O'Reilly showed the stone around, but skepticism was the dominant response. South Africa was cattle country and sheep country, not diamond country. When Lorenzo Boyes, the acting Civil Commissioner, tested the stone by dragging it across a pane of glass, the scratch it left changed the calculus. Boyes sent it by post to Dr. William Guybon Atherstone, the foremost mineralogist in the Cape Colony, based in Grahamstown. Atherstone confirmed what the glass had suggested: this was a genuine diamond, and a fine one.

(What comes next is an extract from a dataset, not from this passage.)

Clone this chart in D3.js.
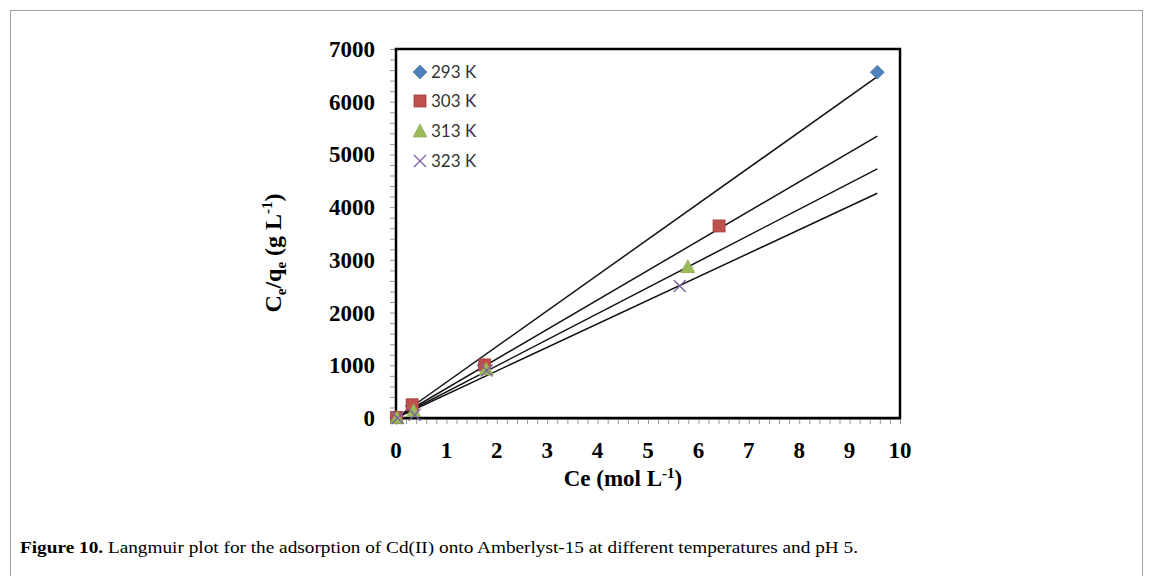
<!DOCTYPE html>
<html><head><meta charset="utf-8">
<script src="https://cdn.jsdelivr.net/npm/d3@7"></script>
<style>body{margin:0;background:#fff}svg{display:block}</style>
</head><body>
<svg id="c" width="1153" height="576"></svg>
<script>
const seriesNames = ["293 K","303 K","313 K","323 K"];
const xs293 = [0.01, 0.32, 1.75, 9.55], ys293 = [10, 230, 1000, 6560];
const xs303 = [0.01, 0.32, 1.76, 6.41], ys303 = [10, 250, 1006, 3643];
const xs313 = [0.02, 0.35, 1.79, 5.79], ys313 = [5, 140, 930, 2871];
const xs323 = [0.03, 0.37, 1.80, 5.63], ys323 = [0, 60, 900, 2505];
const trendSlopes = [678, 560, 495, 446.5];
const trendIntercepts = [0, 0, 0, 0];
const trendXRange = [0, 9.55];
const xTicks = [0,1,2,3,4,5,6,7,8,9,10];
const yTicks = [0,1000,2000,3000,4000,5000,6000,7000];
const colors = ["#4F81BD","#C0504D","#9BBB59","#8064A2"];
const symbols = ["diamond","square","triangle","cross"];

const svg = d3.select("#c");
// outer figure frame
svg.append("rect").attr("x",10.5).attr("y",10.5).attr("width",1132).attr("height",600)
  .attr("fill","none").attr("stroke","#a0a0a0").attr("stroke-width",1);

const x = d3.scaleLinear().domain([0,10]).range([396,900]);
const y = d3.scaleLinear().domain([0,7000]).range([418,49]);

// minor ticks
const xMinor = d3.range(0, 10.001, 0.2);
const yMinor = d3.range(0, 7000.1, 200);
const xAx = d3.axisBottom(x).tickValues(xMinor).tickSize(5).tickFormat("");
const yAx = d3.axisLeft(y).tickValues(yMinor).tickSize(5).tickFormat("");
const gx = svg.append("g").attr("transform","translate(0,419)").call(xAx);
const gy = svg.append("g").attr("transform","translate(395,0)").call(yAx);
[gx,gy].forEach(g=>{g.select(".domain").attr("stroke","#999");g.selectAll(".tick line").attr("stroke","#999");});

// plot box
svg.append("rect").attr("x",x(0)).attr("y",y(7000)).attr("width",x(10)-x(0)).attr("height",y(0)-y(7000))
  .attr("fill","none").attr("stroke","#000").attr("stroke-width",2.5);

// tick labels
svg.append("g").selectAll("text").data(xTicks).join("text")
  .attr("x",d=>x(d)).attr("y",458).attr("text-anchor","middle")
  .attr("font-family","Liberation Serif").attr("font-weight","bold").attr("font-size",23)
  .text(d=>d);
svg.append("g").selectAll("text").data(yTicks).join("text")
  .attr("x",375).attr("y",d=>y(d)+8).attr("text-anchor","end")
  .attr("font-family","Liberation Serif").attr("font-weight","bold").attr("font-size",23)
  .text(d=>d);

// axis titles
const xt = svg.append("text").attr("x",623).attr("y",486).attr("text-anchor","middle")
  .attr("font-family","Liberation Serif").attr("font-weight","bold").attr("font-size",23);
xt.append("tspan").text("Ce (mol L");
xt.append("tspan").attr("dy",-8).attr("font-size",15).text("-1");
xt.append("tspan").attr("dy",8).text(")");

const yt = svg.append("text").attr("transform","translate(281,253) rotate(-90)").attr("text-anchor","middle")
  .attr("font-family","Liberation Serif").attr("font-weight","bold").attr("font-size",24);
yt.append("tspan").text("C");
yt.append("tspan").attr("dy",5).attr("font-size",15).text("e");
yt.append("tspan").attr("dy",-5).text("/q");
yt.append("tspan").attr("dy",5).attr("font-size",15).text("e");
yt.append("tspan").attr("dy",-5).text(" (g L");
yt.append("tspan").attr("dy",-9).attr("font-size",15).text("-1");
yt.append("tspan").attr("dy",9).text(")");

// trendlines
trendSlopes.forEach((m,i)=>{
  const b = trendIntercepts[i];
  svg.append("line").attr("x1",x(trendXRange[0])).attr("y1",y(b+m*trendXRange[0]))
    .attr("x2",x(trendXRange[1])).attr("y2",y(b+m*trendXRange[1]))
    .attr("stroke","#111").attr("stroke-width",1.5);
});

function marker(g, kind, cx, cy, col){
  if(kind==="diamond"){
    g.append("path").attr("d",`M${cx},${cy-7}L${cx+7},${cy}L${cx},${cy+7}L${cx-7},${cy}Z`).attr("fill",col).attr("stroke","#3d6aa3").attr("stroke-width",0.6);
  } else if(kind==="square"){
    g.append("rect").attr("x",cx-6).attr("y",cy-6).attr("width",12).attr("height",12).attr("fill",col).attr("stroke","#a23d3a").attr("stroke-width",0.8);
  } else if(kind==="triangle"){
    g.append("path").attr("d",`M${cx},${cy-7}L${cx+7},${cy+6}L${cx-7},${cy+6}Z`).attr("fill",col).attr("stroke","#86a448").attr("stroke-width",0.6);
  } else {
    g.append("path").attr("d",`M${cx-6},${cy-6}L${cx+6},${cy+6}M${cx+6},${cy-6}L${cx-6},${cy+6}`).attr("stroke",col).attr("stroke-width",1.4).attr("fill","none");
  }
}
const allX=[xs293,xs303,xs313,xs323], allY=[ys293,ys303,ys313,ys323];
allX.forEach((xsArr,i)=>{
  const g = svg.append("g");
  xsArr.forEach((xv,j)=>marker(g, symbols[i], x(xv), y(allY[i][j]), colors[i]));
});

// legend
const legY = [72, 101, 131, 161];
seriesNames.forEach((n,i)=>{
  const g = svg.append("g");
  marker(g, symbols[i], 420, legY[i], colors[i]);
  g.append("text").attr("x",431).attr("y",legY[i]+6).attr("font-family","Lato").attr("font-size",17)
    .attr("fill","#333").text(n);
});

// caption
const cap = svg.append("text").attr("x",20).attr("y",553).attr("font-family","Liberation Serif").attr("font-size",17)
  .attr("textLength",838).attr("lengthAdjust","spacingAndGlyphs");
cap.append("tspan").attr("font-weight","bold").text("Figure 10.");
cap.append("tspan").text(" Langmuir plot for the adsorption of Cd(II) onto Amberlyst-15 at different temperatures and pH 5.");
</script>
</body></html>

The Eureka Diamond, as it came to be called, was displayed at the 1867 Paris Exhibition, where it served notice to the world that southern Africa held mineral wealth worth pursuing. Within two years, prospectors were swarming the banks of the Orange and Vaal rivers, overturning gravel beds that had accumulated over millions of years. The discovery triggered what became known as the Diamond Rush, the event that launched South Africa's Mineral Revolution and transformed the region from a colonial backwater into one of the world's most contested territories.

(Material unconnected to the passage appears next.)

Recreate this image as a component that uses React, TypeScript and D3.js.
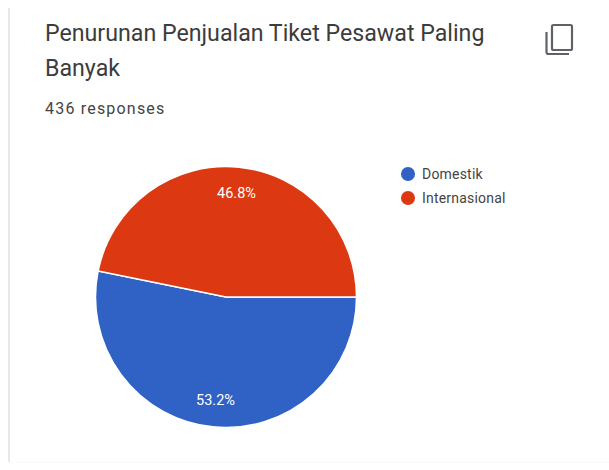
import React from "react";
import * as d3 from "d3";

const categories = ["Domestik", "Internasional"];
const shares = [53.2, 46.8];
const colors = ["#2f62c4", "#dc3912"];
const titleLines = ["Penurunan Penjualan Tiket Pesawat Paling", "Banyak"];
const responses = "436 responses";

const WIDTH = 609;
const HEIGHT = 470;
const CX = 226;
const CY = 297;
const R = 130.5;

export default function App() {
  const pie = d3
    .pie<number>()
    .sort(null)
    .startAngle(Math.PI / 2)
    .endAngle(Math.PI / 2 + 2 * Math.PI);
  const arcs = pie(shares);
  const arc = d3.arc<d3.PieArcDatum<number>>().innerRadius(0).outerRadius(R);
  const labelArc = d3
    .arc<d3.PieArcDatum<number>>()
    .innerRadius(R * 0.8)
    .outerRadius(R * 0.8);
  const font = "Roboto, sans-serif";

  return (
    <svg
      width={WIDTH}
      height={HEIGHT}
      style={{ position: "absolute", left: 0, top: 0, background: "#fff" }}
    >
      {/* card edge */}
      <rect x={8} y={8} width={2} height={454} fill="#e8e8e8" />
      <rect x={10} y={462} width={WIDTH - 10} height={1} fill="#fafafa" />

      {titleLines.map((line, i) => (
        <text
          key={line}
          x={45}
          y={41 + i * 34.5}
          fontFamily={font}
          fontSize={23.2}
          fill="#3c3c3c"
        >
          {line}
        </text>
      ))}
      <text
        x={45}
        y={114}
        fontFamily={font}
        fontSize={16}
        letterSpacing={1.2}
        fill="#444"
      >
        {responses}
      </text>

      {/* copy icon */}
      <g fill="none" stroke="#5f6368" strokeWidth={2.2}>
        <rect x={552} y={25} width={20} height={25} rx={1.5} />
        <path d="M546.5 32 V52 a2 2 0 0 0 2 2 H569" />
      </g>

      {arcs.map((d, i) => (
        <path
          key={categories[i]}
          d={arc(d) ?? ""}
          transform={`translate(${CX},${CY})`}
          fill={colors[i]}
          stroke="#fff"
          strokeWidth={1.5}
        />
      ))}
      {arcs.map((d, i) => {
        const [x, y] = labelArc.centroid(d);
        return (
          <text
            key={categories[i]}
            x={CX + x}
            y={CY + y + 4.5}
            textAnchor="middle"
            fontFamily={font}
            fontSize={14.5}
            fill="#fff"
          >
            {shares[i].toFixed(1)}%
          </text>
        );
      })}

      {categories.map((c, i) => (
        <g key={c}>
          <circle cx={408} cy={174 + i * 24} r={7} fill={colors[i]} />
          <text
            x={422}
            y={179 + i * 24}
            fontFamily={font}
            fontSize={14}
            letterSpacing={0.2}
            fill="#444"
          >
            {c}
          </text>
        </g>
      ))}
    </svg>
  );
}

The ripple effects were enormous. Kimberley sprang into existence as a mining camp and rapidly became one of the largest cities in the southern hemisphere. Cecil Rhodes built De Beers Consolidated Mines from the claims staked in those early years. The infrastructure demanded by mining, particularly railways, reshaped the physical and political geography of the subcontinent. Labor practices established in the diamond fields set patterns that would persist, with devastating consequences, through the gold rush and into the apartheid era.
The original rough stone weighed 21.25 carats. It was eventually cut into a 10.73-carat cushion-shaped brilliant, a reduction typical of early diamond cutting, where maximizing the stone's fire and clarity mattered more than preserving weight. The cutting diminished the stone's mass by half but revealed the warm, clear interior that Boyes had glimpsed when he scratched it against glass.
The Eureka changed hands several times over the following century, its value as a historical artifact growing as diamond mining reshaped the country it had been found in. In 1967, exactly one hundred years after Erasmus Jacobs picked it up from the riverbank, De Beers purchased the diamond and donated it to the people of South Africa. The company that owed its existence to the rush this stone had started returned it, symbolically at least, to the nation it had transformed. The Eureka was placed in the Kimberley Mine Museum, where it remains on display today.
The geology that placed a diamond in a boy's path near Hopetown is the same geology that studded the entire region with gems. Kimberlite pipes, formed between 120 and 90 million years ago, punched through the Earth's crust carrying diamonds from the upper mantle to the surface. Over tens of millions of years, erosion broke down the kimberlite and washed the diamonds into river gravels along the Orange and Vaal systems. These alluvial deposits accumulated in pockets and gravel terraces, concentrated by the same water action that sorts pebbles by weight.
Hopetown sits on the Orange River about 120 kilometers southwest of Kimberley. The landscape is arid and scrubby, classic Northern Cape terrain where the Karoo meets the river corridor. From the air, the Orange River traces a dark, winding line through pale earth. The alluvial terraces along its banks, where Jacobs found his stone, still yield diamonds today, though the easy pickings vanished more than a century ago.
Located at 28.74S, 24.75E, near Hopetown on the Orange River in the Northern Cape, South Africa. The site is approximately 120 km southwest of Kimberley. The Orange River is the dominant visual feature, cutting through the semi-arid Karoo landscape as a dark winding corridor of green. Nearest major airport is Kimberley Airport (FAKM). Smaller airstrips exist in the region. From altitude, Hopetown appears as a small grid of streets on the north bank of the Orange River. The surrounding terrain is flat to gently rolling, dry scrubland typical of the Northern Cape interior. Recommended viewing altitude: 3,000-5,000 feet AGL to see the river corridor and alluvial terraces.